GIVEN PROBLEM: Drop every picture. Then return, exactly, the lines from the beginning of the listing below through the one containing "350, 375, 400];".

INFORMATION SHOWN:
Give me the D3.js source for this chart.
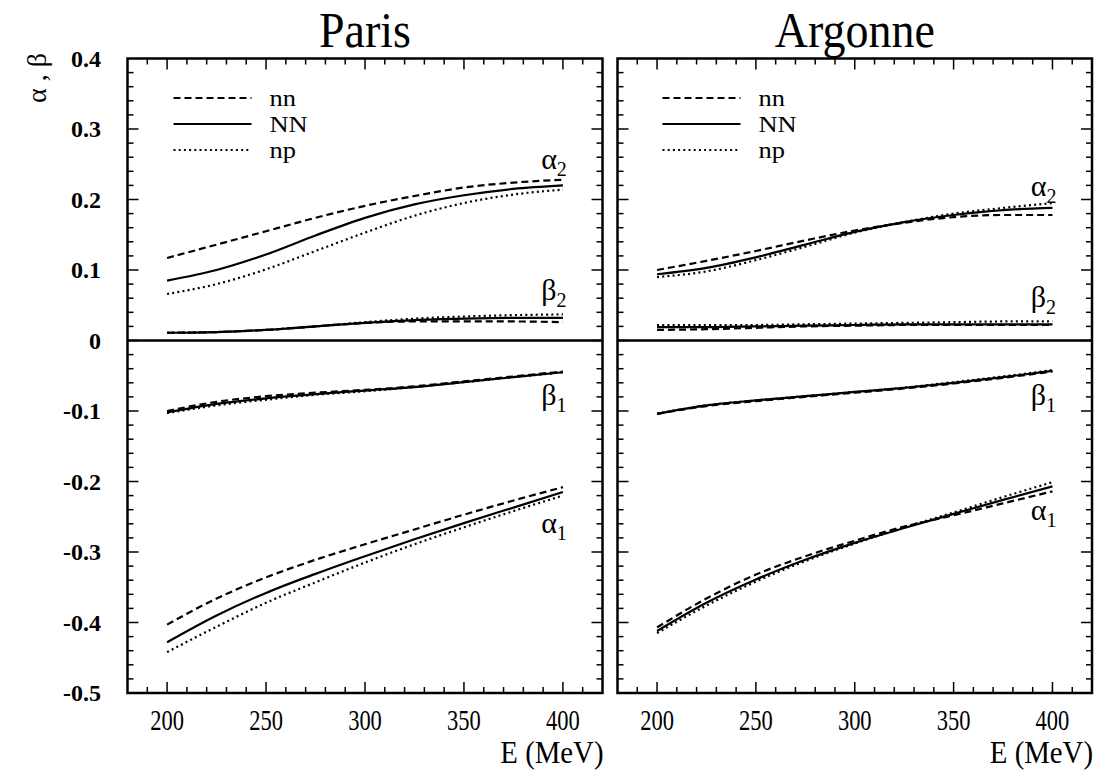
<!DOCTYPE html>
<html>
<head>
<meta charset="utf-8">
<script src="https://cdn.jsdelivr.net/npm/d3@7"></script>
<style>
  html, body { margin: 0; padding: 0; background: #fff; }
  svg text { font-family: "Liberation Serif", "Times New Roman", Times, serif; fill: #000; }
</style>
</head>
<body>
<svg id="chart" width="1095" height="774"></svg>
<script>
// beam energies (MeV) at which the curves were read
const energies = [200, 225, 250, 275, 300, 325, 350, 375, 400];

// Paris potential
const parisAlpha2 = {
  nn: [0.117, 0.136, 0.155, 0.174, 0.191, 0.205, 0.217, 0.224, 0.228],
  NN: [0.085, 0.100, 0.122, 0.149, 0.174, 0.193, 0.206, 0.215, 0.220],
  np: [0.066, 0.080, 0.101, 0.127, 0.153, 0.177, 0.195, 0.207, 0.214]
};
const parisBeta2 = {
  nn: [0.011, 0.012, 0.015, 0.020, 0.025, 0.027, 0.027, 0.027, 0.026],
  NN: [0.011, 0.012, 0.015, 0.020, 0.025, 0.029, 0.031, 0.032, 0.032],
  np: [0.011, 0.012, 0.015, 0.020, 0.026, 0.031, 0.034, 0.036, 0.037]
};
const parisBeta1 = {
  nn: [-0.100, -0.087, -0.079, -0.074, -0.070, -0.065, -0.058, -0.051, -0.044],
  NN: [-0.102, -0.090, -0.082, -0.076, -0.071, -0.066, -0.059, -0.052, -0.045],
  np: [-0.103, -0.092, -0.084, -0.077, -0.072, -0.066, -0.059, -0.052, -0.045]
};
const parisAlpha1 = {
  nn: [-0.403, -0.366, -0.336, -0.311, -0.289, -0.268, -0.247, -0.227, -0.208],
  NN: [-0.428, -0.390, -0.358, -0.331, -0.306, -0.282, -0.259, -0.237, -0.215],
  np: [-0.442, -0.406, -0.372, -0.343, -0.315, -0.289, -0.265, -0.242, -0.220]
};

// Argonne potential
const argonneAlpha2 = {
  nn: [0.100, 0.113, 0.127, 0.142, 0.156, 0.167, 0.175, 0.178, 0.178],
  NN: [0.094, 0.103, 0.118, 0.136, 0.154, 0.168, 0.178, 0.185, 0.188],
  np: [0.090, 0.098, 0.114, 0.133, 0.153, 0.168, 0.180, 0.188, 0.195]
};
const argonneBeta2 = {
  nn: [0.015, 0.016, 0.018, 0.020, 0.021, 0.022, 0.022, 0.022, 0.022],
  NN: [0.019, 0.019, 0.020, 0.021, 0.022, 0.023, 0.023, 0.023, 0.023],
  np: [0.022, 0.022, 0.022, 0.023, 0.024, 0.025, 0.026, 0.027, 0.027]
};
const argonneBeta1 = {
  nn: [-0.104, -0.093, -0.086, -0.080, -0.074, -0.068, -0.061, -0.053, -0.044],
  NN: [-0.104, -0.092, -0.085, -0.079, -0.073, -0.067, -0.060, -0.052, -0.043],
  np: [-0.104, -0.092, -0.085, -0.079, -0.073, -0.067, -0.059, -0.051, -0.042]
};
const argonneAlpha1 = {
  nn: [-0.407, -0.366, -0.332, -0.306, -0.284, -0.264, -0.248, -0.231, -0.214],
  NN: [-0.412, -0.372, -0.339, -0.311, -0.287, -0.266, -0.246, -0.226, -0.207],
  np: [-0.415, -0.376, -0.342, -0.313, -0.288, -0.265, -0.244, -0.222, -0.201]
};

// curve labels: [greek, subscript, E, value] (baseline position in data units)
const parisLabels = [['α', '2', 389, 0.243], ['β', '2', 389, 0.058], ['β', '1', 389, -0.092], ['α', '1', 389, -0.273]];
const argonneLabels = [['α', '2', 389, 0.205], ['β', '2', 389, 0.048], ['β', '1', 389, -0.092], ['α', '1', 389, -0.255]];

const seriesKeys = ['nn', 'NN', 'np'];
const yTicks = [0.4, 0.3, 0.2, 0.1, 0, -0.1, -0.2, -0.3, -0.4, -0.5];
const yTickLabels = ['0.4', '0.3', '0.2', '0.1', '0', '-0.1', '-0.2', '-0.3', '-0.4', '-0.5'];
const xTicks = [200, 250, 300, 350, 400];

const styles = {
  nn: { dash: '7,4', width: 2.2 },
  NN: { dash: null, width: 2.2 },
  np: { dash: '2,3.2', width: 2.2 }
};

const svg = d3.select('#chart');
const plotTop = 58.5, plotBottom = 693;

const y = d3.scaleLinear().domain([-0.5, 0.4]).range([plotBottom, plotTop]);

const panels = [
  { title: 'Paris', x0: 127.5, x1: 602.5, sets: [parisAlpha2, parisBeta2, parisBeta1, parisAlpha1], labels: parisLabels, yLabels: true },
  { title: 'Argonne', x0: 617.5, x1: 1092, sets: [argonneAlpha2, argonneBeta2, argonneBeta1, argonneAlpha1], labels: argonneLabels, yLabels: false }
];

panels.forEach((p) => {
  const x = d3.scaleLinear().domain([180, 420]).range([p.x0, p.x1]);
  const g = svg.append('g');

  // ticks, inward on all four sides
  const xMinor = d3.range(190, 420, 10);
  const yMinor = d3.range(-0.48, 0.4, 0.02).map((v) => Math.round(v * 100) / 100);

  const tickG = g.append('g').attr('stroke', '#000').attr('stroke-width', 1.5);
  xMinor.forEach((e) => {
    const len = e % 50 === 0 ? 11 : 6;
    tickG.append('line').attr('x1', x(e)).attr('x2', x(e)).attr('y1', plotBottom).attr('y2', plotBottom - len);
    tickG.append('line').attr('x1', x(e)).attr('x2', x(e)).attr('y1', plotTop).attr('y2', plotTop + len);
  });
  yMinor.forEach((v) => {
    const major = Math.abs(Math.round(v * 10) - v * 10) < 1e-6;
    const len = major ? 11 : 6;
    tickG.append('line').attr('x1', p.x0).attr('x2', p.x0 + len).attr('y1', y(v)).attr('y2', y(v));
    tickG.append('line').attr('x1', p.x1).attr('x2', p.x1 - len).attr('y1', y(v)).attr('y2', y(v));
  });

  // frame and zero line
  g.append('rect')
    .attr('x', p.x0).attr('y', plotTop)
    .attr('width', p.x1 - p.x0).attr('height', plotBottom - plotTop)
    .attr('fill', 'none').attr('stroke', '#000').attr('stroke-width', 2.5);
  g.append('line')
    .attr('x1', p.x0).attr('x2', p.x1).attr('y1', y(0)).attr('y2', y(0))
    .attr('stroke', '#000').attr('stroke-width', 2.5);

  // curves
  const line = d3.line()
    .x((d) => x(d[0]))
    .y((d) => y(d[1]))
    .curve(d3.curveMonotoneX);

  p.sets.forEach((set) => {
    seriesKeys.forEach((k) => {
      const pts = energies.map((e, i) => [e, set[k][i]]);
      g.append('path')
        .attr('d', line(pts))
        .attr('fill', 'none')
        .attr('stroke', '#000')
        .attr('stroke-width', styles[k].width)
        .attr('stroke-dasharray', styles[k].dash);
    });
  });

  // curve labels
  p.labels.forEach(([greek, sub, e, v]) => {
    const t = g.append('text')
      .attr('x', x(e)).attr('y', y(v))
      .attr('font-size', 30);
    t.append('tspan').text(greek);
    t.append('tspan').attr('font-size', 20).attr('dy', 7).text(sub);
  });

  // legend
  const lx = p.x0 + (p.yLabels ? 46 : 45);
  seriesKeys.forEach((k, i) => {
    const ly = 98 + i * 26;
    g.append('line')
      .attr('x1', lx).attr('x2', lx + 78).attr('y1', ly).attr('y2', ly)
      .attr('stroke', '#000').attr('stroke-width', styles[k].width)
      .attr('stroke-dasharray', styles[k].dash);
    g.append('text')
      .attr('transform', `translate(${lx + 96},${ly + 8}) scale(1.15,1)`)
      .attr('font-size', 23)
      .text(k);
  });

  // x tick labels
  xTicks.forEach((e) => {
    g.append('text')
      .attr('transform', `translate(${x(e)},730) scale(0.75,1)`)
      .attr('text-anchor', 'middle')
      .attr('font-size', 30)
      .text(e);
  });
  g.append('text')
    .attr('transform', `translate(${p.x1 + 1},763) scale(0.9,1)`)
    .attr('text-anchor', 'end')
    .attr('font-size', 32)
    .text('E (MeV)');

  // title
  g.append('text')
    .attr('transform', `translate(${(p.x0 + p.x1) / 2},47) scale(0.92,1)`)
    .attr('text-anchor', 'middle')
    .attr('font-size', 50)
    .text(p.title);

  // y tick labels
  if (p.yLabels) {
    yTicks.forEach((v, i) => {
      g.append('text')
        .attr('x', 101).attr('y', y(v) + 8)
        .attr('text-anchor', 'end')
        .attr('font-size', 24)
        .attr('font-weight', 'bold')
        .text(yTickLabels[i]);
    });
  }
});

// y axis title
svg.append('text')
  .attr('transform', 'translate(46,78) rotate(-90)')
  .attr('text-anchor', 'middle')
  .attr('font-size', 28)
  .text('α , β');
</script>
</body>
</html>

WORKED ANSWER:
Give me the D3.js source for this chart.
<!DOCTYPE html>
<html>
<head>
<meta charset="utf-8">
<script src="https://cdn.jsdelivr.net/npm/d3@7"></script>
<style>
  html, body { margin: 0; padding: 0; background: #fff; }
  svg text { font-family: "Liberation Serif", "Times New Roman", Times, serif; fill: #000; }
</style>
</head>
<body>
<svg id="chart" width="1095" height="774"></svg>
<script>
// beam energies (MeV) at which the curves were read
const energies = [200, 225, 250, 275, 300, 325, 350, 375, 400];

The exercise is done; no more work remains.